Una cosa molto buffa e commovente, forse è la prima volta che i suoi cani stanno sul palco.
Alle prove sempre. Al concerto no, ma per questa occasione i basset hound Blu e Tobia sono bravissimi (poi c’è anche Ragout, lui però canterebbe con l’orchestra), ma a tante persone possono dar fastidio, e comunque ci sono dei rituali da seguire, ma per Fellini mi sembrava che, d’accordo con i tecnici, potessero stare sul palco. Sempre pensando che questa modalità di festeggiamento lo avrebbe fatto molto ridere, facendogli dimenticare la celebrazione.
Pensando alle scelte musicali di Fellini nei suoi film, rintraccia qualcosa di ricorrente che possa essere definito ‘felliniano’ da un punto di vista sonoro, tanto quanto quello visivo/narrativo?
Sì, credo soprattutto nel periodo in cui ha lavorato con Bacalov e Piovani, quando rimane in qualche modo orfano di Rota, e li spinge così a migliorarsi molto, li spinge ad un’orchestrazione più raffinata, pur perpetrando il desiderio di semplicità della musica: questa è la cosa che lo contraddistingue di più. Devo ammettere che conosco molto meglio le partiture di Rota, che quelle successive, anche perché credo che la musica di Fellini sia da identificare nelle sue grandi partiture: è riuscito a mischiare il suo lavoro di compositore di musica da concerto al mondo della cinematografia, restandone persino, se vogliamo, imprigionato, al contrario di Bacalov e Piovani, che invece sono dei veri e propri uomini di cinema.

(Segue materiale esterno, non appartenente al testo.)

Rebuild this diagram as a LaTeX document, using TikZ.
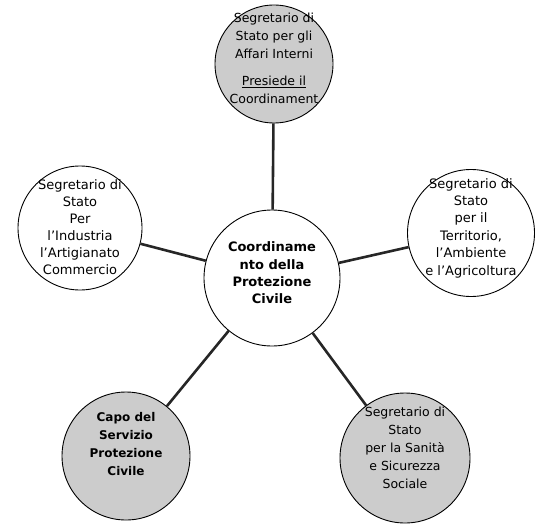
\documentclass[tikz,border=0pt]{standalone}
\usepackage{fontspec}
\setmainfont{DejaVu Sans}
\begin{document}
\begin{tikzpicture}[x=1pt,y=-1pt,
  bubble/.style={circle,draw=black,line width=0.9pt,inner sep=0pt},
  shaded/.style={bubble,fill=black!20},
  plain/.style={bubble,fill=white},
  label/.style={align=center,font=\fontsize{13}{17.3}\selectfont},
  link/.style={line width=2.6pt,black!85}]
\useasboundingbox (0,0) rectangle (537,524);
\node[shaded,minimum size=118pt] (top) at (274,64) {};
\node[plain,minimum size=124pt] (left) at (80,228) {};
\node[plain,minimum size=127pt] (right) at (471,233) {};
\node[plain,minimum size=136pt] (mid) at (272,278) {};
\node[shaded,minimum size=128pt] (bl) at (126,456) {};
\node[shaded,minimum size=130pt] (br) at (405,458) {};
\draw[link] (top) -- (mid);
\draw[link] (left) -- (mid);
\draw[link] (right) -- (mid);
\draw[link] (bl) -- (mid);
\draw[link] (br) -- (mid);
\node[label,font=\fontsize{12.5}{18}\selectfont] (toptext) at (274,58) {Segretario di\\Stato per gli\\Affari Interni\\[9pt]\underline{Presiede il}\\Coordinament};
\node[label,font=\fontsize{13}{17}\selectfont] (lefttext) at (80,227) {Segretario di\\Stato\\Per\\l'Industria\\l'Artigianato\\Commercio};
\node[label,font=\fontsize{13}{17.4}\selectfont] (righttext) at (471,228) {Segretario di\\Stato\\per il\\Territorio,\\l'Ambiente\\e l'Agricoltura};
\node[label,font=\bfseries\fontsize{13}{17.3}\selectfont] (midtext) at (272,273) {Coordiname\\nto della\\Protezione\\Civile};
\node[label,font=\bfseries\fontsize{12}{18}\selectfont] (bltext) at (126,444) {Capo del\\Servizio\\Protezione\\Civile};
\node[label,font=\fontsize{12.5}{18}\selectfont] (brtext) at (405,448) {Segretario di\\Stato\\per la Sanità\\e Sicurezza\\Sociale};
\end{tikzpicture}
\end{document}
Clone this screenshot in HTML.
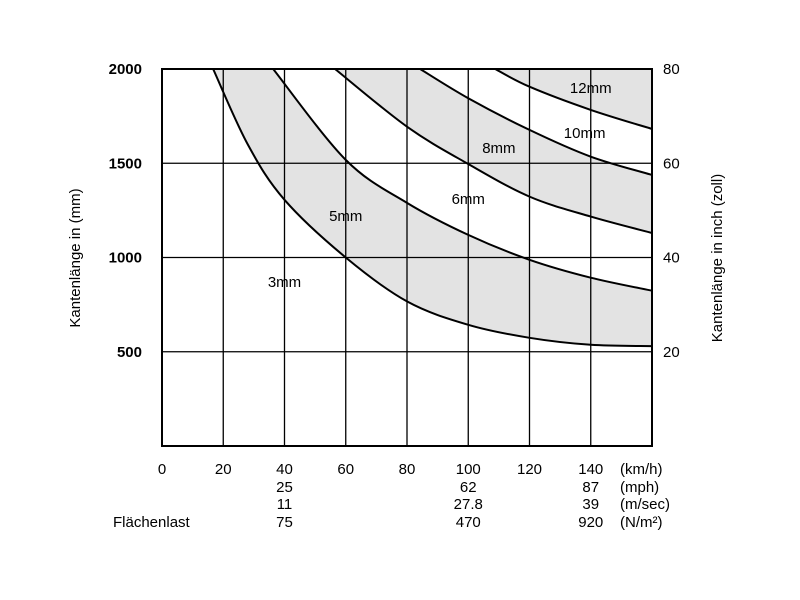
<!DOCTYPE html>
<html><head><meta charset="utf-8"><style>
body{margin:0;background:#fff}
svg{display:block;font-family:"Liberation Sans",sans-serif}
</style></head><body>
<svg id="chart" width="800" height="600">
<defs><clipPath id="pc"><rect x="162" y="69" width="490" height="377"/></clipPath></defs>
<g id="fills" clip-path="url(#pc)"></g>
<g id="grid"></g>
<g id="curves" clip-path="url(#pc)"></g>
<rect x="162" y="69" width="490" height="377" fill="none" stroke="#000" stroke-width="2"/>
<g id="labels" font-size="15" fill="#000"></g>
<text transform="translate(80,258) rotate(-90)" text-anchor="middle" font-size="15">Kantenlänge in (mm)</text>
<text transform="translate(722,258) rotate(-90)" text-anchor="middle" font-size="15">Kantenlänge in inch (zoll)</text>
</svg>
<script>
const xTicks=[0,20,40,60,80,100,120,140];
const yTicksLeft=[500,1000,1500,2000];
const yTicksRight=[20,40,60,80];
const mphVals=[[40,"25"],[100,"62"],[140,"87"]];
const msVals=[[40,"11"],[100,"27.8"],[140,"39"]];
const nVals=[[40,"75"],[100,"470"],[140,"920"]];
const curveX3=[16.7,28,40,60,80,100,120,140,160];
const curveY3=[2000,1600,1306,1000,767,643,574,537,530];
const curveX5=[36.3,60,80,100,120,140,160];
const curveY5=[2000,1518,1290,1120,988,893,824];
const curveX6=[56.5,80,100,120,140,160];
const curveY6=[2000,1694,1496,1323,1217,1130];
const curveX8=[84.3,100,120,140,160];
const curveY8=[2000,1845,1677,1535,1438];
const curveX10=[108.8,120,140,160];
const curveY10=[2000,1906,1783,1682];
const curveLabels=[["3mm",40,870],["5mm",60,1220],["6mm",100,1310],["8mm",110,1580],["10mm",138,1660],["12mm",140,1900]];
const X=v=>162+v*3.0625, Y=v=>446-v*0.1885;
const NS="http://www.w3.org/2000/svg";
function mk(tag,attrs,parent,txt){const e=document.createElementNS(NS,tag);for(const k in attrs)e.setAttribute(k,attrs[k]);if(txt!==undefined)e.textContent=txt;parent.appendChild(e);return e;}
function smooth(xs,ys){const p=xs.map((x,i)=>[X(x),Y(ys[i])]);let d=`M${p[0][0]},${p[0][1]}`;
for(let i=0;i<p.length-1;i++){const p0=p[Math.max(0,i-1)],p1=p[i],p2=p[i+1],p3=p[Math.min(p.length-1,i+2)];
d+=` C${p1[0]+(p2[0]-p0[0])/6},${p1[1]+(p2[1]-p0[1])/6} ${p2[0]-(p3[0]-p1[0])/6},${p2[1]-(p3[1]-p1[1])/6} ${p2[0]},${p2[1]}`;}return d;}
const fills=document.getElementById('fills'),grid=document.getElementById('grid'),curves=document.getElementById('curves'),labels=document.getElementById('labels');
const sets=[[curveX3,curveY3,'#e3e3e3'],[curveX5,curveY5,'#fff'],[curveX6,curveY6,'#e3e3e3'],[curveX8,curveY8,'#fff'],[curveX10,curveY10,'#e3e3e3']];
sets.forEach(([xs,ys,c],i)=>{const d=smooth(xs,ys)+` L${X(170)},${Y(ys[ys.length-1])} L${X(170)},${Y(2100)} L${X(xs[0])},${Y(2100)} Z`;
const f=mk('path',{d:d,fill:c},fills);

});
for(let v=20;v<=140;v+=20){const l=mk('line',{x1:X(v),x2:X(v),y1:69,y2:446,stroke:'#000','stroke-width':1.3},grid);

}
[500,1000,1500].forEach(v=>{const l=mk('line',{x1:162,x2:652,y1:Y(v),y2:Y(v),stroke:'#000','stroke-width':1.3},grid);

});
sets.forEach(([xs,ys],i)=>{const c=mk('path',{d:smooth(xs,ys),fill:'none',stroke:'#000','stroke-width':2},curves);

});
curveLabels.forEach(([t,x,y])=>{const e=mk('text',{x:X(x),y:Y(y)+5,'text-anchor':'middle'},labels,t);

});
yTicksLeft.forEach(v=>{const e=mk('text',{x:142,y:Y(v)+5,'text-anchor':'end','font-weight':'bold'},labels,v);

});
yTicksRight.forEach(v=>{const e=mk('text',{x:663,y:Y(v*25)+5},labels,v);

});
xTicks.forEach(v=>{const e=mk('text',{x:X(v),y:474,'text-anchor':'middle'},labels,v);

});
[[mphVals,492,'mph'],[msVals,509,'ms'],[nVals,527,'nm2']].forEach(([arr,y,n])=>arr.forEach(([x,t])=>{const e=mk('text',{x:X(x),y:y,'text-anchor':'middle'},labels,t);

}));
[["(km/h)",474],["(mph)",492],["(m/sec)",509],["(N/m²)",527]].forEach(([t,y])=>{const e=mk('text',{x:620,y:y},labels,t);

});
const fl=mk('text',{x:113,y:527},labels,'Flächenlast');


</script>
</body></html>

C’è un autore, o un brano, tra quelli da lei scelti per il concerto, che immagina… Federico Fellini avrebbe prediletto e magari scelto per un suo film?
Sì, sono convinto la Marcia Funebre dell’Eroica, e anche l’ultimo movimento, un tema che ricorda anche Rota, che riporta al tema del circo, del prendersi in giro continuamente: le marce alla turca, e anche la profondità e il suono dell’adagio della Marcia, sono convinto siano qualcosa che c’è stato per loro.
Un titolo iconico di Fellini: Amarcord. Lei, maestro Bosso, ha un personale ‘amarcord’?
È difficile, perché ne ho talmente tanti, e sono soprattutto quelli di ragazzino. Ho Rimini nel mio amarcord di sedicenne che scappava qui per andare a vedere la spiaggia.